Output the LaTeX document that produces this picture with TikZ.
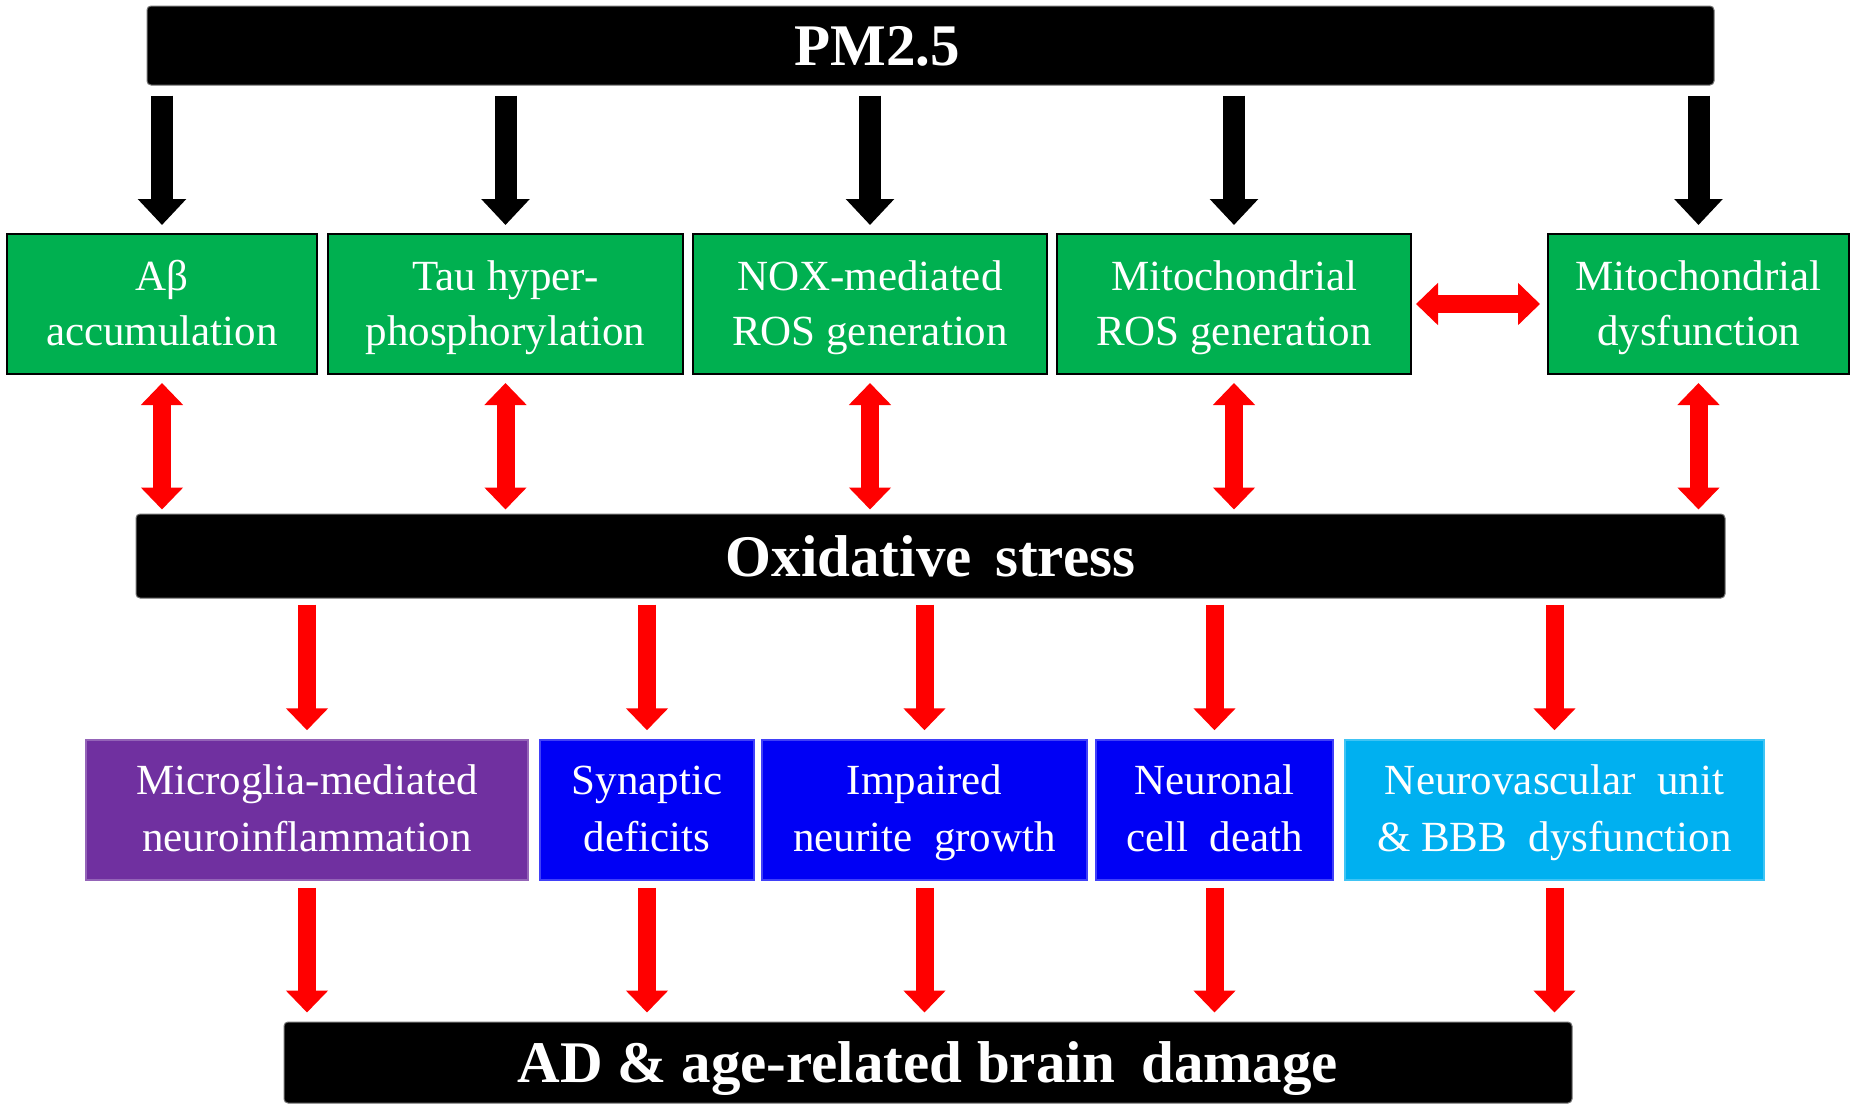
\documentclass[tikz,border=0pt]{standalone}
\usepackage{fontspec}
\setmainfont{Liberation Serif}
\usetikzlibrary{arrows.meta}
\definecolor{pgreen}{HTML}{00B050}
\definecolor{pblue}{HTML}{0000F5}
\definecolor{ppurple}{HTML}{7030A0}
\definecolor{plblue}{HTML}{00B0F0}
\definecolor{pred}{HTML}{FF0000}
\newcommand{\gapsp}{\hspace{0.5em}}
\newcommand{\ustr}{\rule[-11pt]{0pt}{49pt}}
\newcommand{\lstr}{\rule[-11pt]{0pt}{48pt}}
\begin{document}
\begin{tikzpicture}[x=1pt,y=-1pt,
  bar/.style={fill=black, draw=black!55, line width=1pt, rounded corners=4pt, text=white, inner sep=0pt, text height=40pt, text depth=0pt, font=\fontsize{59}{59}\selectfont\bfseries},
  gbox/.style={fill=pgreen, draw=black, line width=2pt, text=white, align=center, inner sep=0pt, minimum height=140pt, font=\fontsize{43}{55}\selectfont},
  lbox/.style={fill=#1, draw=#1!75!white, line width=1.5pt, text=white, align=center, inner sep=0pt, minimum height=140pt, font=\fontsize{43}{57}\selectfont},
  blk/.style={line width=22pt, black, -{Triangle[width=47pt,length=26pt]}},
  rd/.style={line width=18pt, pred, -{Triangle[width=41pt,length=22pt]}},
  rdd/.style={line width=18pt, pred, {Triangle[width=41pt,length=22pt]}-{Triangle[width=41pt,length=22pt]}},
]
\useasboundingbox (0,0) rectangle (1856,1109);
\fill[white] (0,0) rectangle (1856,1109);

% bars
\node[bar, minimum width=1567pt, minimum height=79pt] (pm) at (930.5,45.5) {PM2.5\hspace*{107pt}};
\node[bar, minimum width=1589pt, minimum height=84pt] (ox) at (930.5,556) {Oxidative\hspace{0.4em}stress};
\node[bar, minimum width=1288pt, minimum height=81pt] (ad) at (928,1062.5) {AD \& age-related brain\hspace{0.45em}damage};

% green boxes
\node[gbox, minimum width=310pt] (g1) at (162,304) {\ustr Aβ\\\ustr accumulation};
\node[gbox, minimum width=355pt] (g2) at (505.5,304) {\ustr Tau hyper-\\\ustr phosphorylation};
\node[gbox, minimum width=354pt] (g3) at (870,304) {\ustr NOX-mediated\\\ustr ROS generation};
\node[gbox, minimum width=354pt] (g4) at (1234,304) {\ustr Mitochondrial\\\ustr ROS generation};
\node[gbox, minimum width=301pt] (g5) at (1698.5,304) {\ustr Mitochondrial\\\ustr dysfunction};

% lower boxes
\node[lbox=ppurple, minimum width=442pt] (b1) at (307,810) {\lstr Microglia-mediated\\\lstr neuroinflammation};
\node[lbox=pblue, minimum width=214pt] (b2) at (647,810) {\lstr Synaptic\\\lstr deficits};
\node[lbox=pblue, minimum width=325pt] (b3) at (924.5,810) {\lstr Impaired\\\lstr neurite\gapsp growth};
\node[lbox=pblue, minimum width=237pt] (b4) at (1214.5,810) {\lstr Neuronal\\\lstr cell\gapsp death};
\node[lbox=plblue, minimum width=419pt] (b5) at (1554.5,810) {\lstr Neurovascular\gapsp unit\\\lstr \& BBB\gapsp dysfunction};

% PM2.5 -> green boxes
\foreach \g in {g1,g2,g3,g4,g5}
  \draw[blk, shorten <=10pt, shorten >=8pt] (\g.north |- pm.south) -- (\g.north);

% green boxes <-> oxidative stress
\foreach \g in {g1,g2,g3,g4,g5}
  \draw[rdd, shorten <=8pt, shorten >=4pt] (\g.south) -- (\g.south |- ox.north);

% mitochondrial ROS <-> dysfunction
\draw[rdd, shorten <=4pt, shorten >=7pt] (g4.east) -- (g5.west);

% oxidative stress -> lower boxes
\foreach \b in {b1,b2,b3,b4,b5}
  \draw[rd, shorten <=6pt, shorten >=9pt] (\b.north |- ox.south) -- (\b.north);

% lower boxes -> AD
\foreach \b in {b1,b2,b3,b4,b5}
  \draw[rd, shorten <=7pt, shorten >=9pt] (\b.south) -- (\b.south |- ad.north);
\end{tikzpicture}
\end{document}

....

▶ [GOAL]:
Each line of the data should be quoted exactly, with pictures left out.

▶ [ANSWER BELOW]:
Output the LaTeX document that produces this picture with TikZ.
\documentclass[tikz,border=0pt]{standalone}
\usepackage{fontspec}
\setmainfont{Liberation Serif}
\usetikzlibrary{arrows.meta}
\definecolor{pgreen}{HTML}{00B050}
\definecolor{pblue}{HTML}{0000F5}
\definecolor{ppurple}{HTML}{7030A0}
\definecolor{plblue}{HTML}{00B0F0}
\definecolor{pred}{HTML}{FF0000}
\newcommand{\gapsp}{\hspace{0.5em}}
\newcommand{\ustr}{\rule[-11pt]{0pt}{49pt}}
\newcommand{\lstr}{\rule[-11pt]{0pt}{48pt}}
\begin{document}
\begin{tikzpicture}[x=1pt,y=-1pt,
  bar/.style={fill=black, draw=black!55, line width=1pt, rounded corners=4pt, text=white, inner sep=0pt, text height=40pt, text depth=0pt, font=\fontsize{59}{59}\selectfont\bfseries},
  gbox/.style={fill=pgreen, draw=black, line width=2pt, text=white, align=center, inner sep=0pt, minimum height=140pt, font=\fontsize{43}{55}\selectfont},
  lbox/.style={fill=#1, draw=#1!75!white, line width=1.5pt, text=white, align=center, inner sep=0pt, minimum height=140pt, font=\fontsize{43}{57}\selectfont},
  blk/.style={line width=22pt, black, -{Triangle[width=47pt,length=26pt]}},
  rd/.style={line width=18pt, pred, -{Triangle[width=41pt,length=22pt]}},
  rdd/.style={line width=18pt, pred, {Triangle[width=41pt,length=22pt]}-{Triangle[width=41pt,length=22pt]}},
]
\useasboundingbox (0,0) rectangle (1856,1109);
\fill[white] (0,0) rectangle (1856,1109);

% bars
\node[bar, minimum width=1567pt, minimum height=79pt] (pm) at (930.5,45.5) {PM2.5\hspace*{107pt}};
\node[bar, minimum width=1589pt, minimum height=84pt] (ox) at (930.5,556) {Oxidative\hspace{0.4em}stress};
\node[bar, minimum width=1288pt, minimum height=81pt] (ad) at (928,1062.5) {AD \& age-related brain\hspace{0.45em}damage};

% green boxes
\node[gbox, minimum width=310pt] (g1) at (162,304) {\ustr Aβ\\\ustr accumulation};
\node[gbox, minimum width=355pt] (g2) at (505.5,304) {\ustr Tau hyper-\\\ustr phosphorylation};
\node[gbox, minimum width=354pt] (g3) at (870,304) {\ustr NOX-mediated\\\ustr ROS generation};
\node[gbox, minimum width=354pt] (g4) at (1234,304) {\ustr Mitochondrial\\\ustr ROS generation};
\node[gbox, minimum width=301pt] (g5) at (1698.5,304) {\ustr Mitochondrial\\\ustr dysfunction};

% lower boxes
\node[lbox=ppurple, minimum width=442pt] (b1) at (307,810) {\lstr Microglia-mediated\\\lstr neuroinflammation};
\node[lbox=pblue, minimum width=214pt] (b2) at (647,810) {\lstr Synaptic\\\lstr deficits};
\node[lbox=pblue, minimum width=325pt] (b3) at (924.5,810) {\lstr Impaired\\\lstr neurite\gapsp growth};
\node[lbox=pblue, minimum width=237pt] (b4) at (1214.5,810) {\lstr Neuronal\\\lstr cell\gapsp death};
\node[lbox=plblue, minimum width=419pt] (b5) at (1554.5,810) {\lstr Neurovascular\gapsp unit\\\lstr \& BBB\gapsp dysfunction};

% PM2.5 -> green boxes
\foreach \g in {g1,g2,g3,g4,g5}
  \draw[blk, shorten <=10pt, shorten >=8pt] (\g.north |- pm.south) -- (\g.north);

% green boxes <-> oxidative stress
\foreach \g in {g1,g2,g3,g4,g5}
  \draw[rdd, shorten <=8pt, shorten >=4pt] (\g.south) -- (\g.south |- ox.north);

% mitochondrial ROS <-> dysfunction
\draw[rdd, shorten <=4pt, shorten >=7pt] (g4.east) -- (g5.west);

% oxidative stress -> lower boxes
\foreach \b in {b1,b2,b3,b4,b5}
  \draw[rd, shorten <=6pt, shorten >=9pt] (\b.north |- ox.south) -- (\b.north);

% lower boxes -> AD
\foreach \b in {b1,b2,b3,b4,b5}
  \draw[rd, shorten <=7pt, shorten >=9pt] (\b.south) -- (\b.south |- ad.north);
\end{tikzpicture}
\end{document}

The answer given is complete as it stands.